Goddard Labs snags biotech honor

Goddard Labs, a Calverton-based startup that has developed breakthrough food and water testing technology, has been named Best in Show of the Mid Atlantic Bio Angels’ 1st Pitch Life Sciences competition.

Although the physical prize isn’t much — a polo shirt and a press release — the bragging rights are gold plated and the connections may one day be worth even more: MABA members are active investors from Delaware to Massachusetts with deep backgrounds in biotech, pharma and health care.

Goddard Labs is developing a low-cost, disposable, handheld sampling device that collects pathogenic bacteria from produce or water samples and rapidly subjects them to molecular diagnostic testing. Standard food safety testing currently involves culturing, which relies on collecting and growing live bacteria in a food sample. Results can take days, even weeks. Goddard Labs’ HARVEST technology reports back within hours.

The Centers for Disease Control and Prevention estimates that food-borne pathogens cause illness in 1 of every 6 Americans each year, resulting in 128,000 hospitalizations, 3,000 deaths and more than $100 billion in economic loss. By reducing the time needed for test results and increasing testing frequency, Goddard Labs hopes to significantly lower these numbers.

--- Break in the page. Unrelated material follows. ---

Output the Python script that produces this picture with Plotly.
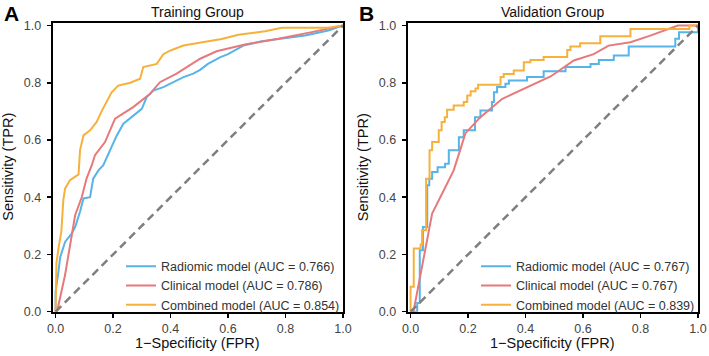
import plotly.graph_objects as go

# ---------------- data ----------------
tick_vals = [0.0, 0.2, 0.4, 0.6, 0.8, 1.0]
tick_text = ["0.0", "0.2", "0.4", "0.6", "0.8", "1.0"]

panel_titles = ["Training Group", "Validation Group"]
panel_letters = ["A", "B"]
model_names = ["Radiomic model", "Clinical model", "Combined model"]
auc_train = [0.766, 0.786, 0.854]
auc_valid = [0.767, 0.767, 0.839]

# Training group ROC curves
train_rad_fpr = [0, 0.0, 0.01, 0.016, 0.033, 0.056, 0.068, 0.085, 0.097, 0.12, 0.131, 0.149, 0.166,
                 0.184, 0.213, 0.236, 0.27, 0.30, 0.317, 0.34, 0.375, 0.41, 0.445, 0.479, 0.503, 0.53,
                 0.572, 0.60, 0.653, 0.717, 0.787, 0.868, 0.949, 1.0]
train_rad_tpr = [0, 0.07, 0.14, 0.19, 0.244, 0.273, 0.296, 0.349, 0.396, 0.40, 0.465, 0.494, 0.512,
                 0.552, 0.616, 0.657, 0.686, 0.709, 0.75, 0.773, 0.785, 0.802, 0.82, 0.832, 0.845, 0.866,
                 0.889, 0.90, 0.93, 0.945, 0.954, 0.965, 0.983, 1.0]

train_cli_fpr = [0, 0.005, 0.033, 0.05, 0.068, 0.091, 0.108, 0.126, 0.137, 0.172, 0.207, 0.27, 0.329,
                 0.363, 0.421, 0.503, 0.56, 0.659, 0.775, 0.891, 1.0]
train_cli_tpr = [0, 0.0, 0.128, 0.233, 0.337, 0.40, 0.466, 0.512, 0.547, 0.593, 0.675, 0.715, 0.762,
                 0.802, 0.832, 0.884, 0.91, 0.934, 0.954, 0.977, 1.0]

train_com_fpr = [0, 0.003, 0.01, 0.02, 0.027, 0.033, 0.05, 0.08, 0.085, 0.097, 0.12, 0.143, 0.16,
                 0.178, 0.195, 0.218, 0.26, 0.294, 0.305, 0.352, 0.375, 0.40, 0.445, 0.50, 0.53, 0.578,
                 0.636, 0.729, 0.787, 0.949, 1.0]
train_com_tpr = [0, 0.17, 0.22, 0.28, 0.39, 0.43, 0.46, 0.48, 0.564, 0.616, 0.634, 0.663, 0.70,
                 0.733, 0.767, 0.79, 0.80, 0.814, 0.855, 0.866, 0.90, 0.913, 0.93, 0.94, 0.945, 0.953,
                 0.968, 0.98, 0.992, 0.992, 1.0]

# Validation group ROC curves (step curves: points are tops of vertical jumps)
valid_rad_fpr = [0, 0.023, 0.032, 0.043, 0.058, 0.065, 0.075, 0.094, 0.12, 0.133, 0.168, 0.185, 0.224,
                 0.243, 0.283, 0.29, 0.301, 0.33, 0.342, 0.405, 0.463, 0.539, 0.626, 0.655, 0.707,
                 0.759, 0.921, 0.934, 1.0]
valid_rad_tpr = [0, 0.03, 0.215, 0.296, 0.442, 0.465, 0.488, 0.505, 0.517, 0.564, 0.61, 0.634, 0.68,
                 0.703, 0.733, 0.767, 0.785, 0.797, 0.808, 0.82, 0.84, 0.855, 0.866, 0.88, 0.895,
                 0.927, 0.954, 0.977, 1.0]

valid_cli_fpr = [0, 0.01, 0.075, 0.15, 0.174, 0.191, 0.243, 0.29, 0.319, 0.487, 0.568, 0.637, 0.689,
                 0.765, 0.834, 0.93, 1.0]
valid_cli_tpr = [0, 0.0, 0.343, 0.494, 0.57, 0.624, 0.68, 0.72, 0.744, 0.822, 0.878, 0.90, 0.93,
                 0.942, 0.965, 1.0, 1.0]

valid_com_fpr = [0, 0.0, 0.011, 0.035, 0.04, 0.054, 0.066, 0.075, 0.098, 0.108, 0.119, 0.127, 0.15,
                 0.185, 0.197, 0.209, 0.226, 0.235, 0.313, 0.324, 0.359, 0.394, 0.417, 0.463, 0.545,
                 0.556, 0.59, 0.66, 0.765, 0.97, 1.0]
valid_com_tpr = [0, 0.087, 0.221, 0.235, 0.285, 0.465, 0.564, 0.593, 0.634, 0.663, 0.68, 0.706, 0.721,
                 0.733, 0.756, 0.77, 0.78, 0.793, 0.82, 0.831, 0.843, 0.872, 0.88, 0.89, 0.915,
                 0.927, 0.938, 0.963, 0.988, 1.0, 1.0]

chance = [0, 1]

# ---------------- styling ----------------
colors = ["#56B4E9", "#E8797B", "#F6B13C"]
FONT = "Liberation Sans, Arial, Helvetica, sans-serif"
W, H = 709, 356

fig = go.Figure()

panels = [
    dict(xa="x", ya="y", leg="legend",
         curves=[(train_rad_fpr, train_rad_tpr, "linear"),
                 (train_cli_fpr, train_cli_tpr, "linear"),
                 (train_com_fpr, train_com_tpr, "linear")],
         aucs=auc_train),
    dict(xa="x2", ya="y2", leg="legend2",
         curves=[(valid_rad_fpr, valid_rad_tpr, "hv"),
                 (valid_cli_fpr, valid_cli_tpr, "linear"),
                 (valid_com_fpr, valid_com_tpr, "hv")],
         aucs=auc_valid),
]

for p in panels:
    for i, (fx, ty, shape) in enumerate(p["curves"]):
        fig.add_trace(go.Scatter(
            x=fx, y=ty, mode="lines", xaxis=p["xa"], yaxis=p["ya"],
            line=dict(color=colors[i], width=2, shape=shape),
            name=f"{model_names[i]} (AUC = {p['aucs'][i]:.3f})",
            legend=p["leg"], cliponaxis=False,
        ))
    fig.add_trace(go.Scatter(
        x=chance, y=chance, mode="lines", xaxis=p["xa"], yaxis=p["ya"],
        line=dict(color="#7F7F7F", width=2.5, dash="8px,5px"),
        showlegend=False, hoverinfo="skip",
    ))

# axis geometry (pixels)
y_top, y_bot = 22.7, 311.7
xA = (52.7, 343.0)
xB = (407.7, 698.0)
ydom = [(H - y_bot) / H, (H - y_top) / H]

axis_common = dict(
    showline=True, mirror=True, linecolor="black", linewidth=2,
    ticks="outside", ticklen=4, tickwidth=1.5, tickcolor="black",
    tickvals=tick_vals, ticktext=tick_text,
    tickfont=dict(family=FONT, size=12.5, color="#444444"),
    showgrid=False, zeroline=False, fixedrange=True, automargin=False,
)

fig.update_layout(
    width=W, height=H,
    margin=dict(l=0, r=0, t=0, b=0, autoexpand=False),
    paper_bgcolor="white", plot_bgcolor="white",
    font=dict(family=FONT, color="#222222"),
    xaxis=dict(domain=[xA[0] / W, xA[1] / W], range=[-0.01, 1.0], anchor="y",
               ticklabelstandoff=0, **axis_common),
    yaxis=dict(domain=ydom, range=[0.0, 1.01], anchor="x", ticklabelstandoff=3, **axis_common),
    xaxis2=dict(domain=[xB[0] / W, xB[1] / W], range=[-0.01, 1.0], anchor="y2",
                ticklabelstandoff=0, **axis_common),
    yaxis2=dict(domain=ydom, range=[0.0, 1.01], anchor="x2", ticklabelstandoff=3, **axis_common),
    legend=dict(x=345 / W, y=(H - 285.7) / H, xanchor="right", yanchor="middle",
                bgcolor="rgba(255,255,255,0)", borderwidth=0, tracegroupgap=0,
                font=dict(family=FONT, size=12.5, color="#333333")),
    legend2=dict(x=700 / W, y=(H - 285.7) / H, xanchor="right", yanchor="middle",
                 bgcolor="rgba(255,255,255,0)", borderwidth=0, tracegroupgap=0,
                 font=dict(family=FONT, size=12.5, color="#333333")),
    showlegend=True,
)

ann = []
centers = [(xA[0] + xA[1]) / 2, (xB[0] + xB[1]) / 2]
letter_x = [2, 357]
ytitle_x = [8.5, 363]
for k in range(2):
    ann.append(dict(text=f"<b>{panel_letters[k]}</b>", x=letter_x[k] / W, y=(H - 13) / H,
                    xref="paper", yref="paper", xanchor="left", yanchor="middle",
                    showarrow=False, font=dict(family=FONT, size=21, color="black")))
    ann.append(dict(text=panel_titles[k], x=centers[k] / W, y=(H - 11.5) / H,
                    xref="paper", yref="paper", xanchor="center", yanchor="middle",
                    showarrow=False, font=dict(family=FONT, size=14, color="#111111")))
    ann.append(dict(text="1\u2212Specificity (FPR)", x=centers[k] / W, y=(H - 342.5) / H,
                    xref="paper", yref="paper", xanchor="center", yanchor="middle",
                    showarrow=False, font=dict(family=FONT, size=14.5, color="#111111")))
    ann.append(dict(text="Sensitivity (TPR)", x=ytitle_x[k] / W,
                    y=(H - (y_top + y_bot) / 2) / H, textangle=-90,
                    xref="paper", yref="paper", xanchor="center", yanchor="middle",
                    showarrow=False, font=dict(family=FONT, size=14.5, color="#111111")))
fig.update_layout(annotations=ann)

fig.write_html(
    "out.html",
    config={"displayModeBar": False, "staticPlot": True},
    post_script="document.body.style.margin='0px';document.body.style.overflow='hidden';",
)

“We developed HARVEST to empower producers and distributors to perform more frequent testing of their products,” said Noel Goddard, the company’s founder and CEO. “Increased testing lowers their risk, while providing improved consumer safety and confidence. Everyone wins.”

The company has received funding from Accelerate Long Island and the Long Island Emerging Technologies Fund and is in the process of locking up its intellectual property before heading to market.

“Goddard Labs is addressing an area of high market need — something they managed to clearly and effectively communicate to the 1st Pitch audience,” said Yaniv Sneor, president of Blue Cactus Consulting and a co-founder of MABA.

The 1st Pitch event allows three finalists to present a 15-minute pitch, followed by 15 minutes of questions.  Unlike other pitch competitions, in which the presenters are asked to leave the room while the judges debate, presenting companies at 1st Pitch are invited to hear the panel constructively critique the company’s presentation, business model and perceived viability in the market.

Only then do winners get the polo shirt.

Goddard Labs is the second local company to win the competition this year. Gerard Honig, CEO of Symbiotic Health, which is commercializing research from the Feinstein Center at North Shore-LIJ, won the February running of the event.